Each component has the minimum capabilities needed for its role. No component has all capabilities. Compromise of any single component doesn't compromise the containment.

What This Buys You

  • Provable isolation: The AI cannot access anything outside its granted capabilities. This is a theorem, not a test result.
  • Auditable authority: The capability graph is finite, explicit, and statically analyzable.
  • Minimal TCB (Trusted Computing Base): Only seL4 (~10,000 lines of verified C) needs to be trusted.

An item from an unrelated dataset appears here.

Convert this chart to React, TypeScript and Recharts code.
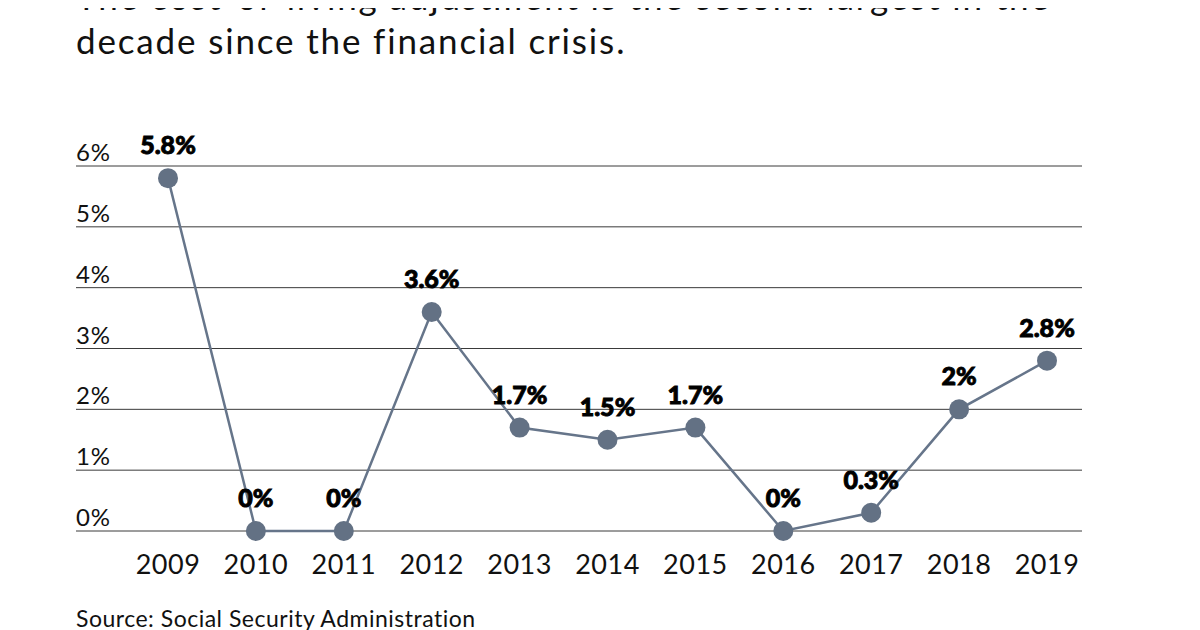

Everything else is constrained by the kernel's guarantees.
  • Defense in depth: Input filter, output filter, and monitor are independent containment layers, each with its own minimal capabilities.

What This Doesn't Buy You

  • Protection against the AI writing convincing text through the output channel (the persuasion problem)
  • Protection against covert timing channels between the AI and external observers
  • Protection against hardware-level attacks
  • Any guarantee about the AI's behavior — only about its authority

The Bigger Point

seL4 containment gives you the strongest possible structural guarantee: the AI literally cannot do things it wasn't given capability to do, and this is mathematically proven. But structural containment is necessary, not sufficient. An AI contained by seL4 with a text output channel is like a prisoner in an escape-proof cell with a telephone — the cell works perfectly, but the telephone might be enough.

The value of formal containment is that it eliminates one class of risk entirely (capability-based escape), letting you focus your safety efforts on the remaining classes (persuasion, side channels, hardware) instead of trying to defend against everything simultaneously.